Wolfowicz M, Litmanovitz Y, Weisburd D, Hasisi B. J. Quant. Criminol. 2020; 36(3): 407-447.

Copyright

(Copyright © 2020, Holtzbrinck Springer Nature Publishing Group)

DOI

10.1007/s10940-019-09439-4

PMID

unavailable

Abstract

This systematic review sought to collate and synthesize the risk and protective factors for different outcomes of radicalization. We aimed to firstly quantify the effects of all factors for which rigorous empirical data exists, and secondly, to differentiate between factors related to radical attitudes, intention, and behaviors. The goal was to develop a rank-order of factors based on their pooled estimates in order to gain a better understanding of which factors may be most important, and the differential effects on the different outcomes.

Methods

Random effects meta-analysis pooled primarily bivariate effect sizes to calculate pooled estimates for each factor. Meta-regression was used to examine the effects of a range of study-level characteristics, including the effects of using partial effects sizes as supplementary effect sizes where bivariate estimates were unavailable. Subgroup analysis was used to further analyze the extent to which the combining of effect sizes from different sources contributed to heterogeneity and estimate inflation. Leave-one-out sensitivity analysis was used to identify cases where a single study was a significant source of heterogeneity.

Results

Extensive searches in English, German and Dutch resulted in the screening of more than 10,000 items, and a final inclusion of 57 publications published between 2007 and 2018 from which 62 individual level factors were identified across three radicalization outcomes: attitudes, intentions, and actions.
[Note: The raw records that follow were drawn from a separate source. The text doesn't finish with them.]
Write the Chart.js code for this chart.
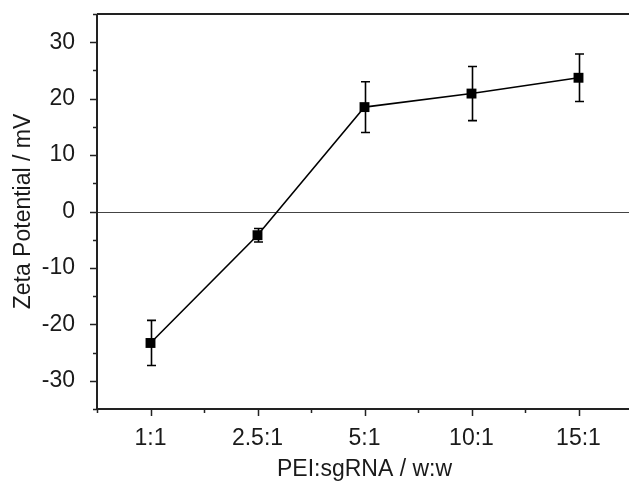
<!DOCTYPE html>
<html>
<head>
<meta charset="utf-8">
<script src="https://cdn.jsdelivr.net/npm/chart.js@4/dist/chart.umd.min.js"></script>
<style>
  html, body { margin: 0; padding: 0; background: #fff; overflow: hidden; }
  #wrap { width: 629px; height: 489px; overflow: hidden; position: relative; }
  #grafico { position: absolute; left: 0; top: 0; }
</style>
</head>
<body>
<div id="wrap">
  <canvas id="grafico" width="640" height="489"></canvas>
</div>
<script>
// datos
const categorias = ['1:1', '2.5:1', '5:1', '10:1', '15:1'];
const potencialZeta = [-23.3, -4.2, 18.5, 20.9, 23.7];
const errores = [4.0, 1.2, 4.5, 4.8, 4.2];
const ticksY = [-30, -20, -10, 0, 10, 20, 30];

const colorTexto = '#1a1a1a';
const fuente = { family: 'Liberation Sans, Arial, sans-serif', size: 23 };

// plugin: ejes, marcas, linea del cero y barras de error
const ejesYErrores = {
    id: 'ejesYErrores',
    beforeDatasetsDraw(chart) {
        const ctx = chart.ctx;
        const area = chart.chartArea;
        const x = chart.scales.x;
        const y = chart.scales.y;
        ctx.save();

        // linea del cero
        ctx.strokeStyle = '#444';
        ctx.lineWidth = 1.2;
        ctx.beginPath();
        ctx.moveTo(area.left, Math.round(y.getPixelForValue(0)) + 0.5);
        ctx.lineTo(area.right, Math.round(y.getPixelForValue(0)) + 0.5);
        ctx.stroke();

        // barras de error
        ctx.strokeStyle = '#000';
        ctx.lineWidth = 1.6;
        potencialZeta.forEach(function (v, i) {
            const px = Math.round(x.getPixelForValue(i)) + 0.5;
            const yArriba = y.getPixelForValue(v + errores[i]);
            const yAbajo = y.getPixelForValue(v - errores[i]);
            ctx.beginPath();
            ctx.moveTo(px, yArriba);
            ctx.lineTo(px, yAbajo);
            ctx.moveTo(px - 4.5, yArriba);
            ctx.lineTo(px + 4.5, yArriba);
            ctx.moveTo(px - 4.5, yAbajo);
            ctx.lineTo(px + 4.5, yAbajo);
            ctx.stroke();
        });
        ctx.restore();
    },
    afterDraw(chart) {
        const ctx = chart.ctx;
        const area = chart.chartArea;
        const x = chart.scales.x;
        const y = chart.scales.y;
        ctx.save();
        ctx.strokeStyle = '#222';
        ctx.lineWidth = 2;
        ctx.beginPath();
        // marco: izquierda, abajo, arriba
        ctx.moveTo(area.left, area.top);
        ctx.lineTo(area.left, area.bottom);
        ctx.lineTo(area.right, area.bottom);
        ctx.moveTo(area.left, area.top);
        ctx.lineTo(area.right, area.top);
        ctx.stroke();

        ctx.lineWidth = 1.5;
        ctx.beginPath();
        // marcas del eje Y (cada 5, largas cada 10)
        for (let v = -35; v <= 35; v += 5) {
            const py = Math.round(y.getPixelForValue(v)) + 0.5;
            const largo = ticksY.includes(v) ? 7 : 4;
            ctx.moveTo(area.left, py);
            ctx.lineTo(area.left - largo, py);
        }
        // marcas del eje X
        for (let i = 0; i < categorias.length; i++) {
            const px = Math.round(x.getPixelForValue(i)) + 0.5;
            ctx.moveTo(px, area.bottom);
            ctx.lineTo(px, area.bottom + 7);
            const pm = Math.round(x.getPixelForValue(i - 0.5)) + 0.5;
            ctx.moveTo(pm, area.bottom);
            ctx.lineTo(pm, area.bottom + 4);
        }
        ctx.stroke();
        ctx.restore();
    }
};

const ctx = document.getElementById('grafico').getContext('2d');
new Chart(ctx, {
    type: 'line',
    data: {
        labels: categorias,
        datasets: [{
            label: 'Zeta',
            data: potencialZeta,
            borderColor: '#000',
            borderWidth: 1.6,
            backgroundColor: '#000',
            pointStyle: 'rect',
            pointRadius: 7,
            pointBorderWidth: 0,
            pointBackgroundColor: '#000',
            tension: 0
        }]
    },
    options: {
        responsive: false,
        animation: false,
        layout: { padding: { top: 0, right: 8, left: 0, bottom: 0 } },
        plugins: {
            legend: { display: false },
            tooltip: { enabled: false }
        },
        scales: {
            x: {
                offset: true,
                grid: { display: false },
                border: { display: false },
                ticks: { color: colorTexto, font: fuente, padding: 8, maxRotation: 0 },
                title: {
                    display: true,
                    text: 'PEI:sgRNA / w:w',
                    color: colorTexto,
                    font: fuente,
                    padding: { top: 0, bottom: 6 }
                },
                afterFit(s) {
                    s.height = 80;
                    s.paddingLeft = 0;
                    s.paddingRight = 0;
                }
            },
            y: {
                min: -35,
                max: 35,
                grid: { display: false },
                border: { display: false },
                ticks: {
                    stepSize: 5,
                    autoSkip: false,
                    color: colorTexto,
                    font: fuente,
                    padding: 14,
                    callback: function (v) {
                        return ticksY.includes(v) ? String(v) : '';
                    }
                },
                title: {
                    display: true,
                    text: 'Zeta Potential / mV',
                    color: colorTexto,
                    font: fuente,
                    padding: { top: 10, bottom: 0 }
                },
                afterFit(s) {
                    s.width = 97;
                    s.paddingTop = 14;
                    s.paddingBottom = 0;
                }
            }
        }
    },
    plugins: [ejesYErrores]
});
</script>
</body>
</html>
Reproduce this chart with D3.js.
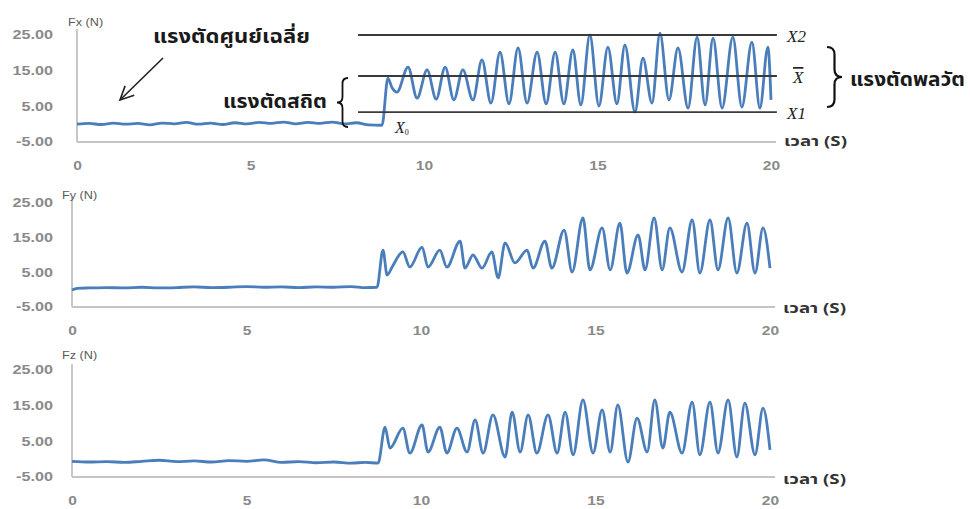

Effect sizes ranged from z − 0.621 to 0.572. The smallest estimates were found for sociodemographic factors, while the largest effect sizes were found for traditional criminogenic and criminotrophic factors such as low self-control, thrill-seeking, and attitudinal factors, with radical attitudes having the largest effect on radical intentions and behaviors.

Conclusions

The most commonly researched factors, sociodemographic factors, have exceptionally small effects, even when effect sizes are derived from bivariate relationships. The finding regarding the effects of radical attitudes on intentions and actions provide empirical support for existing theoretical frameworks. The consistency among the clustering of familiar criminogenic factors within the rank-order could have implications for the development of a more evidence based approach to risk assessment and counter violent extremism policies.